Pela lógica, é até bem provável que o MPC o faça, pois há, no raciocínio da Câmara de Vila Velha, um ponto que até agora ninguém conseguiu compreender direito (aparentemente, um ponto cego).
De acordo com a Constituição Federal (art. 29), as Câmaras Municipais têm a competência de fixar o subsídio do prefeito de um mandato para o outro… É o princípio da anterioridade. Além disso, a lei de Responsabilidade Fiscal (LRF) proíbe a publicação de ato que aumente despesa de pessoal nos 180 dias anteriores ao final do mandato, o que inclui o período eleitoral.
Por fim, o STF fixou jurisprudência no sentido de que as Câmaras Municipais não podem aumentar a remuneração de agentes políticos após as eleições municipais.
Trocando em miúdos: o subsídio do prefeito deve ser fixado pela Câmara de uma legislatura para a outra (conforme a Constituição Federal), mas somente até a metade do último ano da legislatura (conforme a LRF). Em hipótese alguma, isso pode ser feito nos últimos 180 dias de mandato. Muito menos depois do pleito municipal…

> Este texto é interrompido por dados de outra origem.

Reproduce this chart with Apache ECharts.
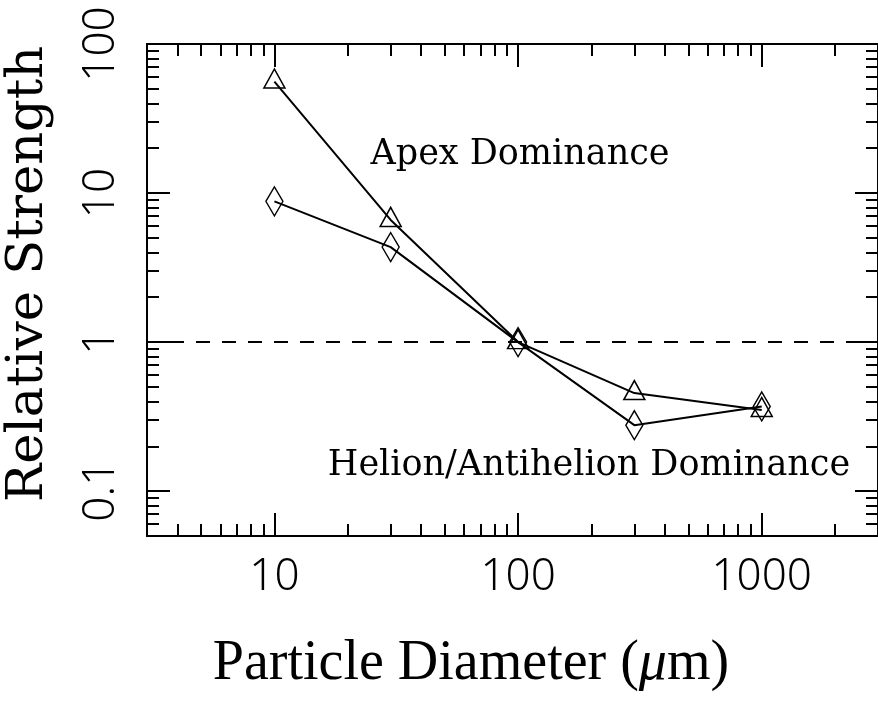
<!DOCTYPE html>
<html>
<head>
<meta charset="utf-8">
<script src="https://cdn.jsdelivr.net/npm/echarts@6/dist/echarts.min.js"></script>
<style>html,body{margin:0;padding:0;background:#fff}#c{width:878px;height:702px}</style>
</head>
<body>
<div id="c"></div>
<script>
// Data
const diameters = [10, 30, 100, 300, 1000];
const apexTriangle = [56, 6.6, 1.0, 0.455, 0.35];
const diamondSeries = [8.8, 4.34, 1.0, 0.277, 0.37];
const referenceLevel = 1;
const xMajorTicks = [10, 100, 1000];
const xMinorTicks = [3,4,5,6,7,8,9,20,30,40,50,60,70,80,90,200,300,400,500,600,700,800,900,2000,3000];
const yMajorTicks = [0.1, 1, 10, 100];
const yMinorTicks = [0.05,0.06,0.07,0.08,0.09,0.2,0.3,0.4,0.5,0.6,0.7,0.8,0.9,2,3,4,5,6,7,8,9,20,30,40,50,60,70,80,90];
const xLabel = 'Particle Diameter (';
const yLabel = 'Relative Strength';
const noteTop = 'Apex Dominance';
const noteBottom = 'Helion/Antihelion Dominance';

const chart = echarts.init(document.getElementById('c'), null, {renderer: 'canvas'});
const fmt = v => (v < 1 ? Number(v).toFixed(1) : String(Math.round(v)));
const lbl = {fontFamily: 'Noto Sans', fontWeight: 300, fontSize: 44, color: '#000'};

function xAx(pos, ticks, len, labels) {
  return {
    type: 'log', logBase: 10, min: 3, max: 3000, position: pos, gridIndex: 0,
    axisLine: {show: true, onZero: false, lineStyle: {color: '#000', width: 2}},
    axisTick: {show: true, inside: true, length: len, customValues: ticks, lineStyle: {color: '#000', width: 2}},
    axisLabel: labels ? Object.assign({show: true, customValues: xMajorTicks, margin: 19, formatter: fmt, showMinLabel: true, showMaxLabel: true}, lbl) : {show: false},
    splitLine: {show: false}, minorTick: {show: false}
  };
}
function yAx(pos, ticks, len, labels) {
  return {
    type: 'log', logBase: 10, min: 0.05, max: 100, position: pos, gridIndex: 0,
    axisLine: {show: true, onZero: false, lineStyle: {color: '#000', width: 2}},
    axisTick: {show: true, inside: true, length: len, customValues: ticks, lineStyle: {color: '#000', width: 2}},
    axisLabel: labels ? Object.assign({show: true, customValues: yMajorTicks, rotate: 90, margin: 24, formatter: fmt, showMinLabel: true, showMaxLabel: true}, lbl) : {show: false},
    splitLine: {show: false}, minorTick: {show: false}
  };
}

const option = {
  animation: false,
  backgroundColor: '#fff',
  grid: {left: 147, top: 44, width: 733, height: 492, containLabel: false},
  xAxis: [
    xAx('bottom', xMajorTicks, 23, true),
    xAx('bottom', xMinorTicks, 12, false),
    xAx('top', xMajorTicks, 23, false),
    xAx('top', xMinorTicks, 12, false)
  ],
  yAxis: [
    yAx('left', yMajorTicks, 23, true),
    yAx('left', yMinorTicks, 12, false),
    yAx('right', yMajorTicks, 23, false),
    yAx('right', yMinorTicks, 12, false)
  ],
  series: [
    {
      type: 'line', xAxisIndex: 0, yAxisIndex: 0, silent: true,
      data: diameters.map((d, i) => [d, apexTriangle[i]]),
      symbol: 'triangle', symbolSize: [21, 19], symbolOffset: [0, -3],
      itemStyle: {color: 'rgba(0,0,0,0)', borderColor: '#000', borderWidth: 1.5},
      lineStyle: {color: '#000', width: 2},
      emphasis: {disabled: true},
      markLine: {
        silent: true, symbol: ['none', 'none'], label: {show: false},
        lineStyle: {color: '#000', width: 2, type: [14, 12], dashOffset: 3},
        data: [{yAxis: referenceLevel}]
      }
    },
    {
      type: 'line', xAxisIndex: 0, yAxisIndex: 0, silent: true,
      data: diameters.map((d, i) => [d, diamondSeries[i]]),
      symbol: 'diamond', symbolSize: [17, 29],
      itemStyle: {color: 'rgba(0,0,0,0)', borderColor: '#000', borderWidth: 1.5},
      lineStyle: {color: '#000', width: 2},
      emphasis: {disabled: true}
    }
  ],
  graphic: [
    {type: 'text', x: 520, y: 155, style: {text: noteTop, font: '35px "DejaVu Serif"', fill: '#000', textAlign: 'center', textVerticalAlign: 'middle'}},
    {type: 'text', x: 589, y: 466, style: {text: noteBottom, font: '35px "DejaVu Serif"', fill: '#000', textAlign: 'center', textVerticalAlign: 'middle'}},
    {type: 'text', x: 29, y: 274, rotation: Math.PI / 2, style: {text: yLabel, font: '51px "DejaVu Serif"', fill: '#000', textAlign: 'center', textVerticalAlign: 'middle'}},
    {type: 'text', x: 471, y: 664, style: {
      text: '{a|' + xLabel + '}{i|μ}{a|m)}', textAlign: 'center', textVerticalAlign: 'middle',
      rich: {
        a: {fontFamily: 'Liberation Serif', fontSize: 56, color: '#000'},
        i: {fontFamily: 'Liberation Serif', fontStyle: 'italic', fontSize: 56, color: '#000'}
      }
    }}
  ]
};
chart.setOption(option);
</script>
</body>
</html>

No caso concreto, o aumento só poderia ter sido concedido até o fim de junho do ano passado.
É aqui que a porca torce o rabo…
Ora, se o problema todo era esse – isto é, se a Câmara de Vila Velha não poderia ter aprovado o aumento do prefeito em dezembro, último mês da legislatura, para o mandato seguinte –, por que essa mesma Câmara poderia aprovar o reajuste, retroativo a 1º de janeiro, com a legislatura atual já em andamento? O prazo, neste caso, não está ainda mais “estourado”? Acaso não estamos diante de uma violação ainda mais grave da norma?
Com a publicação de nova lei municipal no dia 23 de janeiro, a emenda da Câmara de Vila Velha pode ter saído pior que o soneto.
O que diz Sérgio Aboudib
Por intermédio da assessoria do TCES, o conselheiro Sérgio Aboudib afirmou que ainda não há processo referente à nova lei municipal de Vila Velha. O conselheiro aguardará eventual iniciativa do MPC e, caso haja nova representação voltada para essa nova lei, analisará as alegações para se posicionar.
Os valores
De acordo com a Lei 7.128/2024, retomada pela Lei 7.147/2025, o subsídio do prefeito de Vila Velha passa de R$ 15.362,73 para R$ 29.000,00.
O do vice-prefeito passa de R$ 13.300,00 para R$ 25.230,00.
O dos secretários municipais passa de R$ 12.243,00 para R$ 22.900,00.